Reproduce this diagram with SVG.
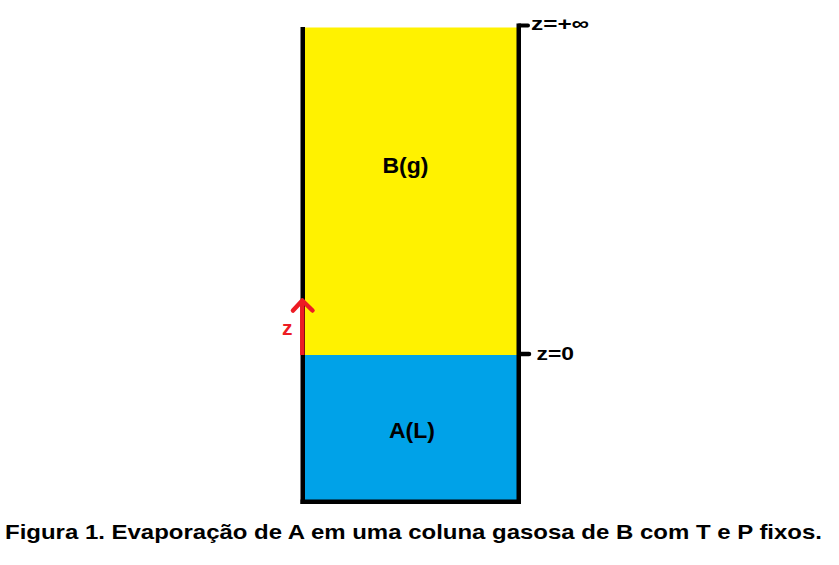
<svg xmlns="http://www.w3.org/2000/svg" width="839" height="565" viewBox="0 0 839 565">
<style>
text { font-family: "Liberation Sans", Arial, sans-serif; font-weight: bold; }
.lbl { fill: #000; }
.red { fill: #ED1C24; }
.wall { fill: #000; }
</style>
<rect width="839" height="565" fill="#fff"/>
<g id="gas-B">
<rect x="305" y="27.5" width="212" height="327.5" fill="#FFF200"/>
<text class="lbl" x="382.5" y="173" font-size="22" textLength="46" lengthAdjust="spacingAndGlyphs">B(g)</text>
</g>
<g id="liquid-A">
<rect x="305" y="355" width="212" height="145" fill="#00A2E8"/>
<text class="lbl" x="389" y="438" font-size="22" textLength="46" lengthAdjust="spacingAndGlyphs">A(L)</text>
</g>
<g id="column-walls">
<rect class="wall" x="300.5" y="27" width="4.5" height="477"/>
<rect class="wall" x="516.5" y="23.5" width="4.5" height="480.5"/>
<rect class="wall" x="300.5" y="499.5" width="220.5" height="4.5"/>
</g>
<g id="marker-top">
<path d="M519 25.5 H528" stroke="#000" stroke-width="4" stroke-linecap="round" fill="none"/>
<text class="lbl" x="531" y="30" font-size="19" textLength="58" lengthAdjust="spacingAndGlyphs">z=+∞</text>
</g>
<g id="marker-zero">
<path d="M520 354 H529" stroke="#000" stroke-width="4.5" stroke-linecap="round" fill="none"/>
<text class="lbl" x="536.5" y="359.5" font-size="19" textLength="37.5" lengthAdjust="spacingAndGlyphs">z=0</text>
</g>
<g id="connectors">
<path d="M302.3 355 V301" stroke="#ED1C24" stroke-width="4.5" fill="none"/>
<path d="M293 310.5 L302.3 300.5 L312.5 310.5" stroke="#ED1C24" stroke-width="4.5" stroke-linecap="round" stroke-linejoin="round" fill="none"/>
<text class="red" x="282" y="334.5" font-size="21">z</text>
</g>
<g id="caption">
<text class="lbl" x="5" y="539.3" font-size="21" textLength="817" lengthAdjust="spacingAndGlyphs">Figura 1. Evaporação de A em uma coluna gasosa de B com T e P fixos.</text>
</g>
</svg>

_ _ _ _ _ _ _

* **WORK REQUIRED**
Copy out all of the data word for word. Do not carry over any picture.

* **WRITTEN RESPONSE**
Reproduce this diagram with SVG.
<svg xmlns="http://www.w3.org/2000/svg" width="839" height="565" viewBox="0 0 839 565">
<style>
text { font-family: "Liberation Sans", Arial, sans-serif; font-weight: bold; }
.lbl { fill: #000; }
.red { fill: #ED1C24; }
.wall { fill: #000; }
</style>
<rect width="839" height="565" fill="#fff"/>
<g id="gas-B">
<rect x="305" y="27.5" width="212" height="327.5" fill="#FFF200"/>
<text class="lbl" x="382.5" y="173" font-size="22" textLength="46" lengthAdjust="spacingAndGlyphs">B(g)</text>
</g>
<g id="liquid-A">
<rect x="305" y="355" width="212" height="145" fill="#00A2E8"/>
<text class="lbl" x="389" y="438" font-size="22" textLength="46" lengthAdjust="spacingAndGlyphs">A(L)</text>
</g>
<g id="column-walls">
<rect class="wall" x="300.5" y="27" width="4.5" height="477"/>
<rect class="wall" x="516.5" y="23.5" width="4.5" height="480.5"/>
<rect class="wall" x="300.5" y="499.5" width="220.5" height="4.5"/>
</g>
<g id="marker-top">
<path d="M519 25.5 H528" stroke="#000" stroke-width="4" stroke-linecap="round" fill="none"/>
<text class="lbl" x="531" y="30" font-size="19" textLength="58" lengthAdjust="spacingAndGlyphs">z=+∞</text>
</g>
<g id="marker-zero">
<path d="M520 354 H529" stroke="#000" stroke-width="4.5" stroke-linecap="round" fill="none"/>
<text class="lbl" x="536.5" y="359.5" font-size="19" textLength="37.5" lengthAdjust="spacingAndGlyphs">z=0</text>
</g>
<g id="connectors">
<path d="M302.3 355 V301" stroke="#ED1C24" stroke-width="4.5" fill="none"/>
<path d="M293 310.5 L302.3 300.5 L312.5 310.5" stroke="#ED1C24" stroke-width="4.5" stroke-linecap="round" stroke-linejoin="round" fill="none"/>
<text class="red" x="282" y="334.5" font-size="21">z</text>
</g>
<g id="caption">
<text class="lbl" x="5" y="539.3" font-size="21" textLength="817" lengthAdjust="spacingAndGlyphs">Figura 1. Evaporação de A em uma coluna gasosa de B com T e P fixos.</text>
</g>
</svg>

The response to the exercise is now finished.